- [Input material]:
◆ ◆ ◆ ◆ ◆

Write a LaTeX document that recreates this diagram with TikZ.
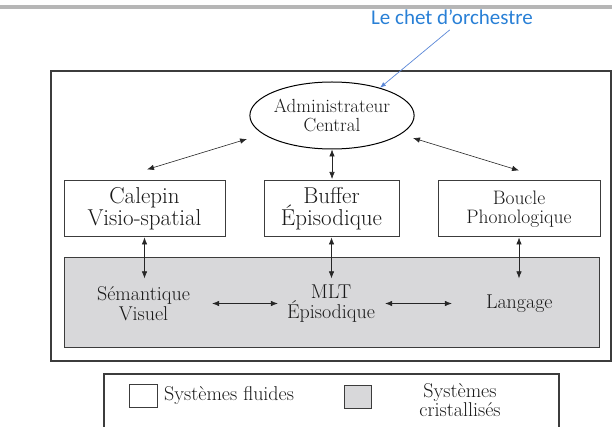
\documentclass[tikz,border=0pt]{standalone}
\usepackage{fontspec}
\newfontfamily\calibri{Carlito}
\usetikzlibrary{arrows.meta,positioning,shapes.geometric}
\definecolor{bande}{RGB}{216,216,218}
\definecolor{trait}{RGB}{60,60,60}
\definecolor{note}{RGB}{41,128,214}
\definecolor{notetrait}{RGB}{90,135,215}
\definecolor{barre}{RGB}{182,182,182}

\begin{document}
\begin{tikzpicture}[x=1pt,y=-1pt,every node/.style={text=black!90},
		boite/.style={draw=trait,line width=1pt,rectangle,inner sep=0pt,minimum height=56pt,align=center},
		dbl/.style={{Latex[length=7pt,width=5.5pt]}-{Latex[length=7pt,width=5.5pt]},line width=0.6pt,draw=black!85},
		grand/.style={font=\fontsize{23}{22}\selectfont},
		moyen/.style={font=\fontsize{19.5}{19}\selectfont},
		gris/.style={font=\fontsize{20}{20}\selectfont,inner sep=0pt,minimum height=50pt,align=center},
		legende/.style={font=\fontsize{20}{19}\selectfont,inner sep=0pt,align=center}]
	\useasboundingbox (0,0) rectangle (612,427);
	\clip (0,0) rectangle (612,427);
	\fill[barre] (0,5.5) rectangle (612,9.5);
	\draw[trait,line width=1.3pt] (51,71) rectangle (611,361);
	\draw[trait,line width=1.1pt] (104,374) rectangle (559,440);

	\node[ellipse,draw=black,line width=1pt,minimum width=161pt,minimum height=67pt,inner sep=0pt,align=center,
		font=\fontsize{19}{19}\selectfont] (admin) at (332,115.5) {Administrateur\\Central};
	\node[boite,grand,minimum width=161pt] (calepin) at (144.5,209) {Calepin\\Visio-spatial};
	\node[boite,grand,minimum width=135pt] (buffer) at (331.5,209) {Buffer\\Épisodique};
	\node[boite,moyen,minimum width=162pt] (boucle) at (519,209) {Boucle\\Phonologique};

	\node[draw=trait,line width=1pt,fill=bande,minimum width=535pt,minimum height=89pt,inner sep=0pt] (memoire) at (331.5,302.5) {};
	\node[gris,text width=94pt] (semantique) at (143.5,303.5) {Sémantique\\Visuel};
	\node[gris,text width=96pt] (mlt) at (331,303.5) {MLT\\Épisodique};
	\node[gris,text width=66pt] (langage) at (519,303.5) {Langage};

	\draw[dbl] ([shift={(2.5,-11)}]calepin.north) -- ([shift={(-85,23.5)}]admin.center);
	\draw[dbl] ([shift={(81,22.5)}]admin.center) -- ([shift={(0,-10)}]boucle.north);
	\draw[dbl,shorten >=1.5pt] (admin.south) -- (admin.south |- buffer.north);
	\foreach \a/\b in {calepin/semantique,buffer/mlt,boucle/langage}
		\draw[dbl] (\a.south) -- (\a.south |- \b.north);
	\draw[dbl,shorten <=21.5pt,shorten >=5pt] (semantique.east) -- (mlt.west);
	\draw[dbl,shorten <=6pt,shorten >=34pt] (mlt.east) -- (langage.west);

	\node[draw=trait,line width=1pt,minimum width=28pt,minimum height=23pt,inner sep=0pt] (carreblanc) at (143.5,395.5) {};
	\node[legende,right=6pt of carreblanc] (fluides) {Systèmes fluides};
	\node[draw=trait,line width=1pt,fill=bande,minimum width=27pt,minimum height=23pt,inner sep=0pt] (carregris) at (357.5,396.5) {};
	\node[legende] (cristallises) at (460,400.5) {Systèmes\\cristallisés};

	\node[font=\calibri\fontsize{21}{24}\selectfont,text=note] (chef) at (452,17) {Le chet d’orchestre};
	\draw[notetrait,line width=0.7pt,-{Latex[length=6pt,width=4.5pt]},shorten <=3pt] (chef.south) -- (admin.30);
\end{tikzpicture}
\end{document}
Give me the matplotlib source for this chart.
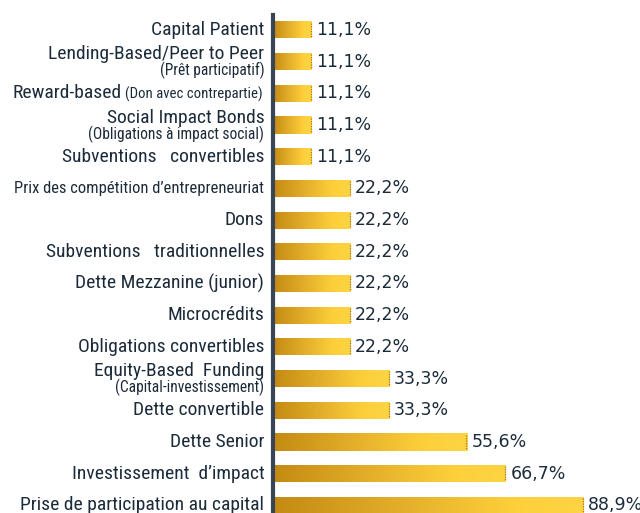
import numpy as np
import matplotlib.pyplot as plt
from matplotlib.colors import LinearSegmentedColormap

# data, top to bottom
labels = ["Capital Patient", "Lending-Based/Peer to Peer", "Reward-based",
          "Social Impact Bonds", "Subventions   convertibles",
          "Prix des compétition d\u2019entrepreneuriat", "Dons",
          "Subventions   traditionnelles", "Dette Mezzanine (junior)",
          "Microcrédits", "Obligations convertibles", "Equity-Based  Funding",
          "Dette convertible", "Dette Senior", "Investissement  d\u2019impact",
          "Prise de participation au capital"]
sublabels = ["", "(Prêt participatif)", "", "(Obligations à impact social)", "",
             "", "", "", "", "", "", "(Capital-investissement)", "", "", "", ""]
inline_sub = {2: "(Don avec contrepartie)"}
values = [11.1, 11.1, 11.1, 11.1, 11.1, 22.2, 22.2, 22.2, 22.2, 22.2, 22.2,
          33.3, 33.3, 55.6, 66.7, 88.9]

txt = "#1c2b3a"
cmap = LinearSegmentedColormap.from_list(
    "gold", [(0, "#c48a12"), (0.45, "#e6b22c"), (0.78, "#fdd03b"), (1, "#fed444")])

W, H = 640, 513
fig = plt.figure(figsize=(W / 100, H / 100), dpi=100)
ax = fig.add_axes([273 / W, 0, 1 - 273 / W, 1 - 15 / H])

y = np.arange(len(values))
bars = ax.barh(y, values, height=0.54, color="none", edgecolor="none")
grad = np.linspace(0, 1, 256).reshape(1, -1)
for b, v in zip(bars, values):
    y0, y1 = b.get_y(), b.get_y() + b.get_height()
    im = ax.imshow(grad, cmap=cmap, aspect="auto", extent=(0, v, y1, y0), zorder=2)
    im.set_clip_path(b)
    # dotted edge at the end of each bar
    ax.vlines(v - 0.2, y0 + 0.04, y1 - 0.04, colors="#9c7a1c", lw=0.9,
              linestyles=(0, (1, 1)), zorder=3)
    ax.text(v + 1.3, (y0 + y1) / 2, f"{v:.1f}%".replace(".", ","),
            va="center", ha="left", fontsize=12.5, color=txt)

ax.set_xlim(0, 367 / 3.49)
ax.set_ylim(15.24, -0.47)
for s in ["top", "right", "bottom"]:
    ax.spines[s].set_visible(False)
ax.spines["left"].set_color("#394554")
ax.spines["left"].set_linewidth(3)
ax.set_xticks([])
ax.set_yticks([])

kw = dict(color=txt, family=["Roboto Condensed", "DejaVu Sans"], clip_on=False)
xl = -2.5
max_w = 250  # px, longest labels get squeezed like in the source
fig.canvas.draw()
rend = fig.canvas.get_renderer()


def label(x, yy, s, fs):
    t = ax.text(x, yy, s, ha="right", va="center", fontsize=fs, **kw)
    w = t.get_window_extent(rend).width
    if w > max_w:
        t.set_fontsize(fs * max_w / w)
    return t


for i, lab in enumerate(labels):
    sub = sublabels[i]
    if i in inline_sub:
        t = label(xl - 0.6, i + 0.03, inline_sub[i], 10.6)
        bb = t.get_window_extent(rend).transformed(ax.transData.inverted())
        label(bb.x0 - 0.9, i, lab, 14)
    elif sub:
        label(xl, i - 0.23, lab, 14)
        label(xl, i + 0.29, sub, 11.2)
    else:
        label(xl, i, lab, 14)

fig.savefig("out.png", dpi=100)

◆ ◆ ◆ ◆ ◆

- [Aim]:
Return each line from the material above exactly, but not the pictures.

- [Answer in full]:
Write a LaTeX document that recreates this diagram with TikZ.
\documentclass[tikz,border=0pt]{standalone}
\usepackage{fontspec}
\newfontfamily\calibri{Carlito}
\usetikzlibrary{arrows.meta,positioning,shapes.geometric}
\definecolor{bande}{RGB}{216,216,218}
\definecolor{trait}{RGB}{60,60,60}
\definecolor{note}{RGB}{41,128,214}
\definecolor{notetrait}{RGB}{90,135,215}
\definecolor{barre}{RGB}{182,182,182}

\begin{document}
\begin{tikzpicture}[x=1pt,y=-1pt,every node/.style={text=black!90},
		boite/.style={draw=trait,line width=1pt,rectangle,inner sep=0pt,minimum height=56pt,align=center},
		dbl/.style={{Latex[length=7pt,width=5.5pt]}-{Latex[length=7pt,width=5.5pt]},line width=0.6pt,draw=black!85},
		grand/.style={font=\fontsize{23}{22}\selectfont},
		moyen/.style={font=\fontsize{19.5}{19}\selectfont},
		gris/.style={font=\fontsize{20}{20}\selectfont,inner sep=0pt,minimum height=50pt,align=center},
		legende/.style={font=\fontsize{20}{19}\selectfont,inner sep=0pt,align=center}]
	\useasboundingbox (0,0) rectangle (612,427);
	\clip (0,0) rectangle (612,427);
	\fill[barre] (0,5.5) rectangle (612,9.5);
	\draw[trait,line width=1.3pt] (51,71) rectangle (611,361);
	\draw[trait,line width=1.1pt] (104,374) rectangle (559,440);

	\node[ellipse,draw=black,line width=1pt,minimum width=161pt,minimum height=67pt,inner sep=0pt,align=center,
		font=\fontsize{19}{19}\selectfont] (admin) at (332,115.5) {Administrateur\\Central};
	\node[boite,grand,minimum width=161pt] (calepin) at (144.5,209) {Calepin\\Visio-spatial};
	\node[boite,grand,minimum width=135pt] (buffer) at (331.5,209) {Buffer\\Épisodique};
	\node[boite,moyen,minimum width=162pt] (boucle) at (519,209) {Boucle\\Phonologique};

	\node[draw=trait,line width=1pt,fill=bande,minimum width=535pt,minimum height=89pt,inner sep=0pt] (memoire) at (331.5,302.5) {};
	\node[gris,text width=94pt] (semantique) at (143.5,303.5) {Sémantique\\Visuel};
	\node[gris,text width=96pt] (mlt) at (331,303.5) {MLT\\Épisodique};
	\node[gris,text width=66pt] (langage) at (519,303.5) {Langage};

	\draw[dbl] ([shift={(2.5,-11)}]calepin.north) -- ([shift={(-85,23.5)}]admin.center);
	\draw[dbl] ([shift={(81,22.5)}]admin.center) -- ([shift={(0,-10)}]boucle.north);
	\draw[dbl,shorten >=1.5pt] (admin.south) -- (admin.south |- buffer.north);
	\foreach \a/\b in {calepin/semantique,buffer/mlt,boucle/langage}
		\draw[dbl] (\a.south) -- (\a.south |- \b.north);
	\draw[dbl,shorten <=21.5pt,shorten >=5pt] (semantique.east) -- (mlt.west);
	\draw[dbl,shorten <=6pt,shorten >=34pt] (mlt.east) -- (langage.west);

	\node[draw=trait,line width=1pt,minimum width=28pt,minimum height=23pt,inner sep=0pt] (carreblanc) at (143.5,395.5) {};
	\node[legende,right=6pt of carreblanc] (fluides) {Systèmes fluides};
	\node[draw=trait,line width=1pt,fill=bande,minimum width=27pt,minimum height=23pt,inner sep=0pt] (carregris) at (357.5,396.5) {};
	\node[legende] (cristallises) at (460,400.5) {Systèmes\\cristallisés};

	\node[font=\calibri\fontsize{21}{24}\selectfont,text=note] (chef) at (452,17) {Le chet d’orchestre};
	\draw[notetrait,line width=0.7pt,-{Latex[length=6pt,width=4.5pt]},shorten <=3pt] (chef.south) -- (admin.30);
\end{tikzpicture}
\end{document}
Give me the matplotlib source for this chart.
import numpy as np
import matplotlib.pyplot as plt
from matplotlib.colors import LinearSegmentedColormap

# data, top to bottom
labels = ["Capital Patient", "Lending-Based/Peer to Peer", "Reward-based",
          "Social Impact Bonds", "Subventions   convertibles",
          "Prix des compétition d\u2019entrepreneuriat", "Dons",
          "Subventions   traditionnelles", "Dette Mezzanine (junior)",
          "Microcrédits", "Obligations convertibles", "Equity-Based  Funding",
          "Dette convertible", "Dette Senior", "Investissement  d\u2019impact",
          "Prise de participation au capital"]
sublabels = ["", "(Prêt participatif)", "", "(Obligations à impact social)", "",
             "", "", "", "", "", "", "(Capital-investissement)", "", "", "", ""]
inline_sub = {2: "(Don avec contrepartie)"}
values = [11.1, 11.1, 11.1, 11.1, 11.1, 22.2, 22.2, 22.2, 22.2, 22.2, 22.2,
          33.3, 33.3, 55.6, 66.7, 88.9]

txt = "#1c2b3a"
cmap = LinearSegmentedColormap.from_list(
    "gold", [(0, "#c48a12"), (0.45, "#e6b22c"), (0.78, "#fdd03b"), (1, "#fed444")])

W, H = 640, 513
fig = plt.figure(figsize=(W / 100, H / 100), dpi=100)
ax = fig.add_axes([273 / W, 0, 1 - 273 / W, 1 - 15 / H])

y = np.arange(len(values))
bars = ax.barh(y, values, height=0.54, color="none", edgecolor="none")
grad = np.linspace(0, 1, 256).reshape(1, -1)
for b, v in zip(bars, values):
    y0, y1 = b.get_y(), b.get_y() + b.get_height()
    im = ax.imshow(grad, cmap=cmap, aspect="auto", extent=(0, v, y1, y0), zorder=2)
    im.set_clip_path(b)
    # dotted edge at the end of each bar
    ax.vlines(v - 0.2, y0 + 0.04, y1 - 0.04, colors="#9c7a1c", lw=0.9,
              linestyles=(0, (1, 1)), zorder=3)
    ax.text(v + 1.3, (y0 + y1) / 2, f"{v:.1f}%".replace(".", ","),
            va="center", ha="left", fontsize=12.5, color=txt)

ax.set_xlim(0, 367 / 3.49)
ax.set_ylim(15.24, -0.47)
for s in ["top", "right", "bottom"]:
    ax.spines[s].set_visible(False)
ax.spines["left"].set_color("#394554")
ax.spines["left"].set_linewidth(3)
ax.set_xticks([])
ax.set_yticks([])

kw = dict(color=txt, family=["Roboto Condensed", "DejaVu Sans"], clip_on=False)
xl = -2.5
max_w = 250  # px, longest labels get squeezed like in the source
fig.canvas.draw()
rend = fig.canvas.get_renderer()


def label(x, yy, s, fs):
    t = ax.text(x, yy, s, ha="right", va="center", fontsize=fs, **kw)
    w = t.get_window_extent(rend).width
    if w > max_w:
        t.set_fontsize(fs * max_w / w)
    return t


for i, lab in enumerate(labels):
    sub = sublabels[i]
    if i in inline_sub:
        t = label(xl - 0.6, i + 0.03, inline_sub[i], 10.6)
        bb = t.get_window_extent(rend).transformed(ax.transData.inverted())
        label(bb.x0 - 0.9, i, lab, 14)
    elif sub:
        label(xl, i - 0.23, lab, 14)
        label(xl, i + 0.29, sub, 11.2)
    else:
        label(xl, i, lab, 14)

fig.savefig("out.png", dpi=100)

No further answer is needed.